La imagen es archiconocida por todos porque ha sido  reproducida millones de veces pero, en esta ocasión, tiene la peculiaridad de que nosotros formamos parte del grandioso escenario natural. Al fondo destaca rotundo el Huayna Picchu, rodeado de un mar picado de montañas puntiagudas y cimas coronadas con nieves eternas. Extendida a sus pies, la enigmática ciudad con sus edificios semiderruidos; a un costado impresionantes andenes y, finalmente, envolviendo todo el paisaje, el verde intenso de la vegetación y el azul celeste. La visión es tan fascinadora que resulta demasiado fácil abstraerse de las explicaciones del guía. Cualquier intento de éste por mantenernos unidos es inútil porque nos detenemos a cada paso para hacernos las fotos que acreditarán que hemos estado allí, convencidos de que momentos así no son solo para vivirlos, sino también para recordarlos y contarlos.
Machu Picchu es un iceberg arqueológico del que sólo aflora una parte del conjunto. Haciendo uso de sus profundos conocimientos de ingeniería, los incas hicieron habitable un espacio agreste donde las lluvias torrenciales y la falta de tierras cultivables imponían durísimas condiciones al desarrollo de asentamientos humanos de cierta consideración. Canalizaron las aguas a través de galerías subterráneas, acequias y fuentes, y construyeron un sistema de terrazas que tuvieron la doble función de refuerzo de laderas - evitando deslizamientos - y de nichos agrícolas, para alimentar a la corte que acompañaba al emperador en sus estancias en la residencia de descanso. La explanada que acunan en su seno los picos de Huayna Picchu y Machu Picchu sirvió, a su vez, de lecho para edificar palacios, templos y espacios sagrados para los complejos rituales ofrecidos a las numerosas deidades del panteón incaico, convirtiendo la ciudad en un referente religioso, político y administrativo del Tahuantinsuyo. Escondida entre las espesas junglas subtropicales y las abruptas montañas, y pese a su aparente aislamiento, Machu Picchu estuvo conectada al Qhapaq Ñan -la red viaria del imperio-, a través del Camino del Inca, cuya existencia, para sombro de muchos turistas, es muy anterior al de los autobuses que la conectan con Aguas Calientes.
   

 


Avanzamos por el sendero empedrado de un andén desde el que se domina parte de la grada formada por decenas de terrazas que tienden sus escalones ladera abajo, como buscando el abismo. Están muy bien orientadas, buscando la luz y el calor de mediodía; en sus extremos edificaciones de piedra con pronunciados techos de paja para almacenar los productos, las conocidas colcas.

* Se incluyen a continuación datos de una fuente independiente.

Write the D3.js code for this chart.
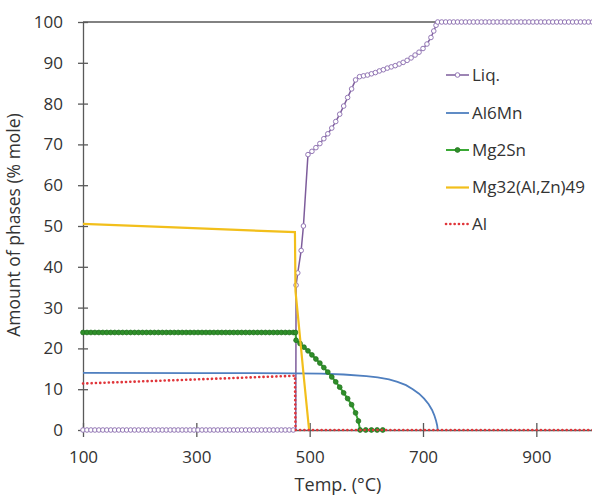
<!DOCTYPE html>
<html>
<head>
<meta charset="utf-8">
<title>phases.html</title>
<style>
body { margin: 0; background: #fff; }
text { font-family: "Open Sans", sans-serif; fill: #333; }
.axis path, .axis line { stroke: #595959; stroke-width: 1.3; }
</style>
</head>
<body>
<svg width="592" height="496"></svg>
<script src="https://d3js.org/d3.v7.min.js"></script>
<script>
// temperature (°C), amount (% mole)
var liq = [[100,0],[107,0],[114,0],[121,0],[128,0],[135,0],[142,0],[149,0],[156,0],[163,0],
  [170,0],[177,0],[184,0],[191,0],[198,0],[205,0],[212,0],[219,0],[226,0],[233,0],
  [240,0],[247,0],[254,0],[261,0],[268,0],[275,0],[282,0],[289,0],[296,0],[303,0],
  [310,0],[317,0],[324,0],[331,0],[338,0],[345,0],[352,0],[359,0],[366,0],[373,0],
  [380,0],[387,0],[394,0],[401,0],[408,0],[415,0],[422,0],[429,0],[436,0],[443,0],
  [450,0],[457,0],[464,0],[471,0],[475.5,0],[476,35.5],[479,38.5],[485,44],[489,50],
  [497,67.5],[504,68.3],[511,69.2],[518,70.2],[525,71.4],[532,72.6],[539,74],[546,75.6],
  [553,77.4],[560,79.4],[567,81.5],[574,83.6],[581,85.8],[588,86.6],[595,86.8],[602,87],
  [609,87.3],[616,87.6],[623,88],[630,88.3],[637,88.7],[644,89],[651,89.3],[658,89.7],
  [665,90.1],[672,90.6],[679,91.2],[686,91.9],[693,92.6],[700,93.5],[707,94.6],[714,96.2],
  [719,97.8],[723,99.2],[726,100],[733,100],[740,100],[747,100],[754,100],[761,100],
  [768,100],[775,100],[782,100],[789,100],[796,100],[803,100],[810,100],[817,100],
  [824,100],[831,100],[838,100],[845,100],[852,100],[859,100],[866,100],[873,100],
  [880,100],[887,100],[894,100],[901,100],[908,100],[915,100],[922,100],[929,100],
  [936,100],[943,100],[950,100],[957,100],[964,100],[971,100],[978,100],[985,100],
  [992,100],[999,100]];

var al6mn = [[100,14],[300,13.95],[475,13.9],[520,13.8],[560,13.6],[600,13.2],[620,12.9],
  [640,12.4],[655,11.8],[670,11],[682,10],[693,8.9],[702,7.7],[710,6.3],[716,4.9],
  [720,3.6],[723,2.3],[725,1.1],[726,0]];

var mg2sn = [[100,23.9],[107,23.9],[114,23.9],[121,23.9],[128,23.9],[135,23.9],[142,23.9],
  [149,23.9],[156,23.9],[163,23.9],[170,23.9],[177,23.9],[184,23.9],[191,23.9],[198,23.9],
  [205,23.9],[212,23.9],[219,23.9],[226,23.9],[233,23.9],[240,23.9],[247,23.9],[254,23.9],
  [261,23.9],[268,23.9],[275,23.9],[282,23.9],[289,23.9],[296,23.9],[303,23.9],[310,23.9],
  [317,23.9],[324,23.9],[331,23.9],[338,23.9],[345,23.9],[352,23.9],[359,23.9],[366,23.9],
  [373,23.9],[380,23.9],[387,23.9],[394,23.9],[401,23.9],[408,23.9],[415,23.9],[422,23.9],
  [429,23.9],[436,23.9],[443,23.9],[450,23.9],[457,23.9],[464,23.9],[471,23.9],[475,23.9],
  [476,22],[483,21.2],[490,20.3],[497,19.4],[504,18.4],[511,17.4],[518,16.4],[525,15.3],
  [532,14.2],[539,13],[546,11.8],[553,10.5],[560,9.1],[567,7.7],[574,6.2],[581,4.2],
  [586,2.2],[589,0],[599,0],[609,0],[619,0],[629,0]];

var mg32 = [[100,50.5],[250,49.7],[474,48.5],[475,34],[480,27],[490,12.5],[499,0]];

var al = [[100,11.4],[300,12.4],[474,13.3],[475,0],[1000,0]];

var xTicks = [100, 300, 500, 700, 900];
var yTicks = [0, 10, 20, 30, 40, 50, 60, 70, 80, 90, 100];
var legendNames = ["Liq.", "Al6Mn", "Mg2Sn", "Mg32(Al,Zn)49", "Al"];

var svg = d3.select("svg");

var x = d3.scaleLinear().domain([100, 1000]).range([83, 593]);
var y = d3.scaleLinear().domain([0, 100]).range([430, 22]);

// top border at 100
svg.append("line")
    .attr("x1", x(100)).attr("x2", x(1000))
    .attr("y1", y(100)).attr("y2", y(100))
    .attr("stroke", "#595959").attr("stroke-width", 1.3);

var yAxis = svg.append("g")
    .attr("class", "axis")
    .attr("transform", "translate(" + x(100) + ",0)")
    .call(d3.axisLeft(y).tickValues(yTicks).tickSize(5).tickSizeOuter(0).tickPadding(15));
yAxis.selectAll(".tick line").attr("x1", 5);

var xAxis = svg.append("g")
    .attr("class", "axis")
    .attr("transform", "translate(0," + y(0) + ")")
    .call(d3.axisBottom(x).tickValues(xTicks).tickSize(7).tickSizeOuter(0).tickPadding(14));
xAxis.selectAll(".tick line").attr("y1", -7);

svg.selectAll(".axis").attr("font-family", null).attr("font-size", null);
svg.selectAll(".axis .tick text").style("font-size", "17px").attr("fill", null);

svg.append("text")
    .attr("x", 338).attr("y", 491)
    .attr("text-anchor", "middle")
    .style("font-size", "18px")
    .text("Temp. (°C)");

svg.append("text")
    .attr("transform", "translate(14,225) rotate(-90)")
    .attr("text-anchor", "middle")
    .attr("dy", "0.35em")
    .style("font-size", "17.5px")
    .text("Amount of phases (% mole)");

var line = d3.line()
    .x(function(d) { return x(d[0]); })
    .y(function(d) { return y(d[1]); });

var styles = [
  { data: liq, color: "#7d5c9b", width: 1.5 },
  { data: al6mn, color: "#4f7fbf", width: 1.8 },
  { data: mg2sn, color: "#3aa935", width: 2 },
  { data: mg32, color: "#f2bf1b", width: 2.2 },
  { data: al, color: "#e0353a", width: 2.6, dash: "0.1,4.2" }
];

styles.forEach(function(s, i) {
  svg.append("path")
      .datum(s.data)
      .attr("fill", "none")
      .attr("stroke", s.color)
      .attr("stroke-width", s.width)
      .attr("stroke-dasharray", s.dash || null)
      .attr("stroke-linecap", s.dash ? "round" : "butt")
      .attr("d", line);

  if (i == 0) {
    svg.append("g").selectAll("circle")
      .data(liq.filter(function(d) { return d[0] != 475.5; }))
      .enter().append("circle")
        .attr("cx", function(d) { return x(d[0]); })
        .attr("cy", function(d) { return y(d[1]); })
        .attr("r", 2.3)
        .attr("fill", "#fff")
        .attr("stroke", "#9377b5")
        .attr("stroke-width", 1);
  }
  if (i == 2) {
    svg.append("g").selectAll("circle")
      .data(mg2sn)
      .enter().append("circle")
        .attr("cx", function(d) { return x(d[0]); })
        .attr("cy", function(d) { return y(d[1]); })
        .attr("r", 2.4)
        .attr("fill", "#2f8f2a")
        .attr("stroke", "#23731f")
        .attr("stroke-width", 0.8);
  }
});

// legend
var legend = svg.append("g");
var legendY = [75, 113, 150, 187.5, 224];
legendNames.forEach(function(name, i) {
  var s = styles[i];
  var ly = legendY[i];
  legend.append("line")
      .attr("x1", 446).attr("x2", 469)
      .attr("y1", ly).attr("y2", ly)
      .attr("stroke", s.color)
      .attr("stroke-width", s.width)
      .attr("stroke-dasharray", s.dash || null)
      .attr("stroke-linecap", s.dash ? "round" : "butt");
  if (i == 0) {
    legend.append("circle").attr("cx", 457.5).attr("cy", ly).attr("r", 2.3)
        .attr("fill", "#fff").attr("stroke", "#9377b5");
  }
  if (i == 2) {
    legend.append("circle").attr("cx", 457.5).attr("cy", ly).attr("r", 2.4)
        .attr("fill", "#2f8f2a").attr("stroke", "#23731f").attr("stroke-width", 0.8);
  }
  legend.append("text")
      .attr("x", 472).attr("y", ly)
      .attr("dy", "0.35em")
      .style("font-size", "17px")
      .text(name);
});
</script>
</body>
</html>
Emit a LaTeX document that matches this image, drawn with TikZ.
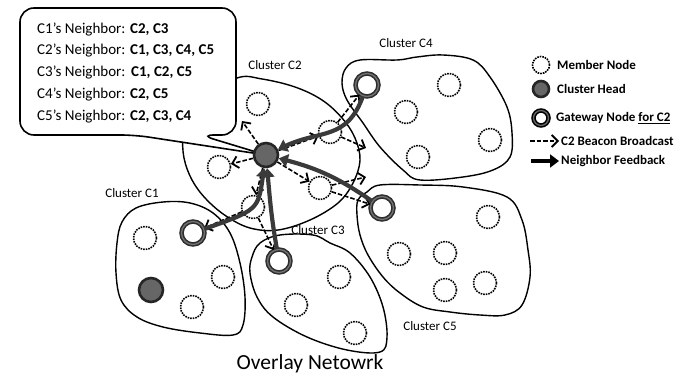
\documentclass[tikz,border=0pt]{standalone}
\usepackage{fontspec}
\setmainfont{Carlito}
\usetikzlibrary{arrows.meta}
\definecolor{fbgray}{HTML}{3A3A3A}
\definecolor{headgray}{HTML}{666666}
\tikzset{
  cluster/.style={draw,line width=1.4pt},
  callout/.style={draw,fill=white,line width=1.6pt,rounded corners=14pt},
  member/.style={circle,draw,line width=1.6pt,dash pattern=on 1.6pt off 1pt,
    minimum size=23pt,inner sep=0pt},
  head/.style={circle,draw=black!85,fill=headgray,line width=2.6pt,
    minimum size=24pt,inner sep=0pt},
  gateway/.style={circle,draw=black!82,double=black!55,line width=1.6pt,
    double distance=1.3pt,fill=white,minimum size=23pt,inner sep=0pt},
  beacon/.style={line width=1.6pt,dash pattern=on 4.5pt off 2pt,
    -{Straight Barb[length=6pt,width=12pt,line width=1.8pt]}},
  feedback/.style={draw=fbgray,line width=4.2pt,-{Triangle[length=9pt,width=13pt]}},
  clabel/.style={inner sep=0pt,font=\fontsize{13}{15}\selectfont},
  ntext/.style={anchor=west,inner sep=0pt,font=\fontsize{15}{18}\selectfont},
  nval/.style={anchor=west,inner sep=0pt,font=\fontsize{15}{18}\selectfont\bfseries},
  ltext/.style={anchor=west,inner sep=0pt,font=\fontsize{13}{15}\selectfont\bfseries}
}
\begin{document}
\begin{tikzpicture}[x=1pt,y=-1pt]
  \useasboundingbox (0,0) rectangle (682,379);
  %% cluster outlines
  \draw[cluster] plot[smooth cycle,tension=0.6] coordinates {(200,100) (237,78) (262,79)
    (295,87) (322,100) (342,118) (355,138) (360,160) (353,183) (338,203) (310,220)
    (278,230) (250,228) (226,216) (206,199) (192,180) (184,158) (183,135) (188,112)};
  \draw[cluster] plot[smooth cycle,tension=0.6] coordinates {(116,273) (117,243) (122,222)
    (136,208) (163,202) (190,203) (213,213) (230,233) (240,263) (245,297) (243,325)
    (233,335) (200,333) (163,327) (137,317) (121,300)};
  \draw[cluster] plot[smooth cycle,tension=0.6] coordinates {(252,257) (260,243) (280,235)
    (313,235) (330,243) (350,253) (370,277) (383,307) (387,337) (380,352) (347,350)
    (307,337) (273,317) (257,297) (250,273)};
  \draw[cluster] plot[smooth cycle,tension=0.6] coordinates {(342,83) (346,68) (360,60)
    (397,60) (417,57) (443,55) (473,60) (490,77) (507,107) (512,133) (510,157)
    (493,170) (463,177) (420,180) (403,170) (380,147) (363,123) (347,100)};
  \draw[cluster] plot[smooth cycle,tension=0.6] coordinates {(358,200) (367,192) (380,185)
    (420,185) (463,187) (507,197) (522,220) (528,250) (530,277) (522,305) (505,315)
    (480,315) (450,312) (423,307) (400,293) (383,277) (368,255) (360,235) (357,215)};
  \node[clabel] (l1) at (132,193) {Cluster C1};
  \node[clabel] (l2) at (275,65) {Cluster C2};
  \node[clabel] (l3) at (318,230) {Cluster C3};
  \node[clabel] (l4) at (406,43) {Cluster C4};
  \node[clabel] (l5) at (430,326) {Cluster C5};
  %% neighbor list
  \coordinate (h2c) at (266,155);
  \draw[callout] (128,8) -- (20,8) -- (20,135) -- (135,135) -- (h2c) -- (200,135)
    -- (236,135) -- (236,8) -- cycle;
  \node[ntext] (t1) at (37,30) {C1’s Neighbor:};
  \node[nval] (v1) at (130,30) {C2, C3};
  \node[ntext] (t2) at (37,51) {C2’s Neighbor:};
  \node[nval] (v2) at (130,51) {C1, C3, C4, C5};
  \node[ntext] (t3) at (37,73) {C3’s Neighbor:};
  \node[nval] (v3) at (131,73) {C1, C2, C5};
  \node[ntext] (t4) at (37,95) {C4’s Neighbor:};
  \node[nval] (v4) at (130,95) {C2, C5};
  \node[ntext] (t5) at (37,117) {C5’s Neighbor:};
  \node[nval] (v5) at (130,117) {C2, C3, C4};
  %% cluster C2
  \node[head] (h2) at (h2c) {};
  \node[member] (m21) at (258,104) {};
  \node[member] (m22) at (219,167) {};
  \node[member] (m23) at (330,132) {};
  \node[member] (m24) at (320,188) {};
  \node[member] (m25) at (253,207) {};
  %% cluster C1
  \node[head] (h1) at (151,290) {};
  \node[gateway] (g1) at (193,233) {};
  \node[member] (m11) at (145,238) {};
  \node[member] (m12) at (223,277) {};
  \node[member] (m13) at (192,307) {};
  %% cluster C3
  \node[gateway] (g3) at (279,261) {};
  \node[member] (m31) at (339,277) {};
  \node[member] (m32) at (296,305) {};
  \node[member] (m33) at (355,333) {};
  %% cluster C4
  \node[gateway] (g4) at (367,85) {};
  \node[member] (m41) at (449,85) {};
  \node[member] (m42) at (406,112) {};
  \node[member] (m43) at (490,140) {};
  \node[member] (m44) at (418,157) {};
  %% cluster C5
  \node[gateway] (g5) at (382,208) {};
  \node[member] (m51) at (488,217) {};
  \node[member] (m52) at (399,254) {};
  \node[member] (m53) at (445,253) {};
  \node[member] (m54) at (445,290) {};
  \node[member] (m55) at (485,283) {};
  %% beacon broadcast
  \coordinate (b1) at (242,121);
  \coordinate (b2) at (366,148);
  \coordinate (b3) at (366,177);
  \draw[beacon] (h2) -- (b1);
  \draw[beacon] (h2) -- (m22);
  \draw[beacon] (h2) -- (m25);
  \draw[beacon] (h2) -- (m23);
  \draw[beacon] (h2) -- (m24);
  \draw[beacon] (m25) -- (g1);
  \draw[beacon] (m25) -- (g3);
  \draw[beacon] (m23) -- (g4);
  \draw[beacon] (m23) -- (b2);
  \draw[beacon] (m24) -- (g5);
  \draw[beacon] (m24) -- (b3);
  %% neighbor feedback
  \draw[feedback] (g4) to[out=250,in=25,looseness=1.2] (h2);
  \draw[feedback] (g5) to[bend right=10] (h2);
  \draw[feedback] (g1) .. controls (258,210) .. (h2);
  \draw[feedback] (g3) to[out=100,in=275] (h2);
  %% legend
  \node[member,minimum size=17pt] (km) at (541,65) {};
  \node[ltext] (kmt) at (557,65) {Member Node};
  \node[head,minimum size=16pt] (kh) at (541,89) {};
  \node[ltext] (kht) at (557,89) {Cluster Head};
  \node[gateway,draw=black,double=black!60,minimum size=15pt] (kg) at (541,118) {};
  \node[ltext] (kgt) at (556,118) {Gateway Node \underline{for C2}};
  \coordinate (kb1) at (530,141);
  \coordinate (kb2) at (559,141);
  \draw[beacon] (kb1) -- (kb2);
  \node[ltext] (kbt) at (561,141) {C2 Beacon Broadcast};
  \coordinate (kf1) at (531,161);
  \coordinate (kf2) at (559,161);
  \draw[feedback,draw=black] (kf1) -- (kf2);
  \node[ltext] (kft) at (561,161) {Neighbor Feedback};
  %% title
  \node[inner sep=0pt,font=\fontsize{21.5}{24}\selectfont] (title) at (310,364) {Overlay Netowrk};
\end{tikzpicture}
\end{document}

 A la altura de la Casa del guardián de la roca, sobre la cuál dicen que se embalsamaban los cadáveres de la nobleza inca, asoma sobre nuestras cabezas la imagen inesperada de una llama amamantando a su cría que, por un momento, resta protagonismo a todo lo demás. La pequeña, apenas recién parida, no es dueña de sus patas que se doblan torpemente mientras busca las ubres de su madre. La altiva llama, indiferente a los esfuerzos de su retoño por mamar, nos regala su rostro orgulloso de esfinge mirando al infinito sin reparar que su pequeña se acerca peligrosamente al borde de la terraza. Abajo, sospechando lo peor, contenemos el aliento hasta que un grito de estupor se escapa de nuestras gargantas cuando la vemos precipitarse hasta la terraza inferior desde una altura de tres metros. La madre, alertada por el ruido seco de la caída de su cría, pierde su compostura de animal impávido y corre a su lado donde la hociquea alarmada tratando de levantarla con el morro para comprobar si está herida. No tardan en llegar tras ella dos guardas que la cogen en brazos intentando ponerla en pie. Se la llevan y tras ellos, sin dar a torcer su erguido cuello, camina la madre en pos de los balidos lastimeros del recién nacido. Nos ha dado un buen susto. Ojalá, ahora que escribo sobre ella, siga ramoneando las hierbas y cuidando que los pastos de Machu Picchu no sepulten de nuevo sus piedras sagradas.